Certain small companies may also be exempt from audit if other conditions are met.
See GOV.UK guidance on micro and small companies.
Dormant companies
Even if your company has not traded during the year, directors must still deliver dormant accounts to Companies House. See our dormant company guide.
Why the statements matter internally
Statutory accounts satisfy legal duties, but they are also vital management tools.
A P&L shows whether the company is making money or losing it, while a balance sheet shows how it is funded.
Used together, they help you spot overspending, identify products or services that do not carry their weight, and adjust pricing.
Lenders and investors will expect reliable accounts before committing funds. Public sector tenders often require evidence of financial standing.
Accounting reference date and year-end
When you incorporate, your company is given an accounting reference date (ARD).
This is the end of your financial year and is usually the last day of the month of incorporation.
Your first set of accounts typically spans more than 12 months, from the date of incorporation to the first accounting reference date.
Example: If you register on August 1, your first accounting reference date will normally be August 31.
Your first accounts will run from August 1 to August 31 of the following year.
After that, each set covers typically 12 months to the same date.
You can change your year-end by shortening or extending it, subject to limits.
Extensions are generally limited to once every five years, and you cannot change the date if your accounts are already overdue.
You can change the date online or by filing form AA01. See the GOV.UK page on changing your year end.
Deadlines and penalties
- File first accounts with Companies House within 21 months of incorporation.
- File annual accounts with Companies House within 9 months of the financial year end.
- Pay Corporation Tax 9 months and 1 day after the end of the Corporation Tax accounting period.
- File your Company Tax Return within 12 months of the end of the accounting period.

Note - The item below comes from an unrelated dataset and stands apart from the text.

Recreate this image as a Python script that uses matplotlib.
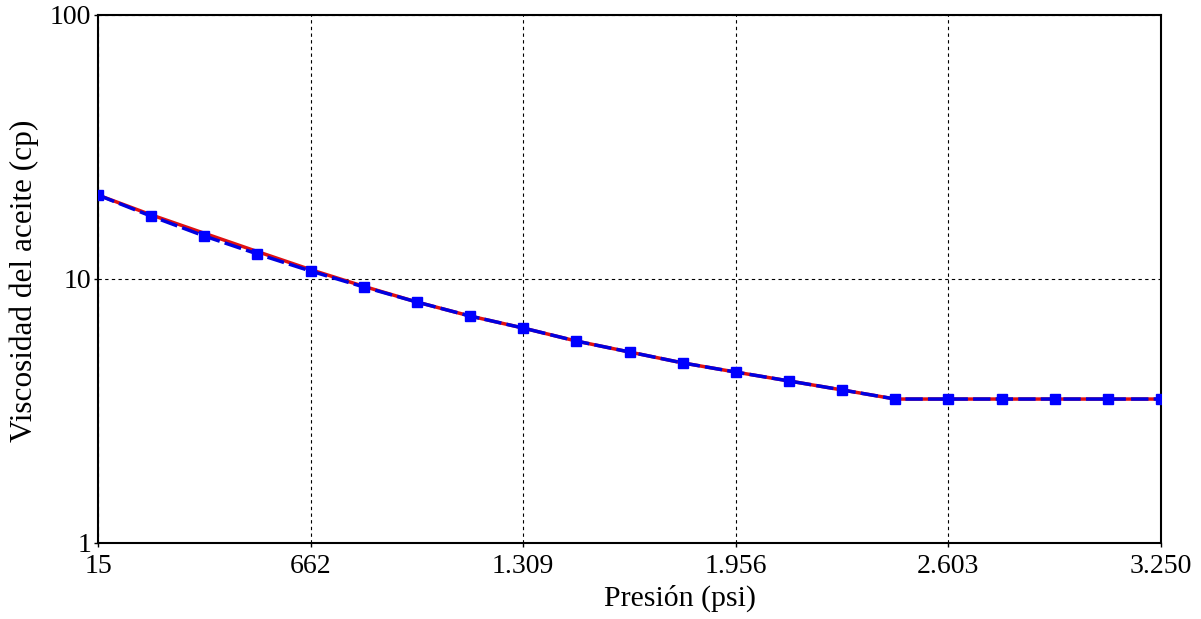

If your accounts are late at Companies House, a civil penalty applies. The fee rises with the delay and is doubled if you file late two years in a row. Current penalty bands are listed on GOV.UK.
Upcoming changes
Software-only filing from April 2027
From 1 April 2027, all company accounts must be filed using commercial software. Web and paper routes will close. See the government’s Changes to accounts hub for details.
Profit and loss filing under review
The Economic Crime and Corporate Transparency Act 2023 introduced rules requiring small companies to publish a profit and loss account, and micro-entities to file both a balance sheet and profit and loss. This would have ended the long-standing exemption allowing the smallest firms to file only a balance sheet and minimal notes.
The reform was scheduled to start with accounting periods beginning on or after April 2026, but has since been paused. Reports in July 2025, including the FT and Guardian, suggest the government may cancel the requirement. See the ICAEW FAQ for the latest position.
Hire an accountant (recommended!)
Directors remain legally responsible for the accuracy of the accounts.
While you can prepare them yourself, many owners hire a qualified accountant to prepare compliant accounts, handle submissions to Companies House and HMRC, and reduce the risk of errors or late filing penalties.
At LCH, we always recommend that, unless you have accounting experience, you should always hire an accountant to manage your accounts.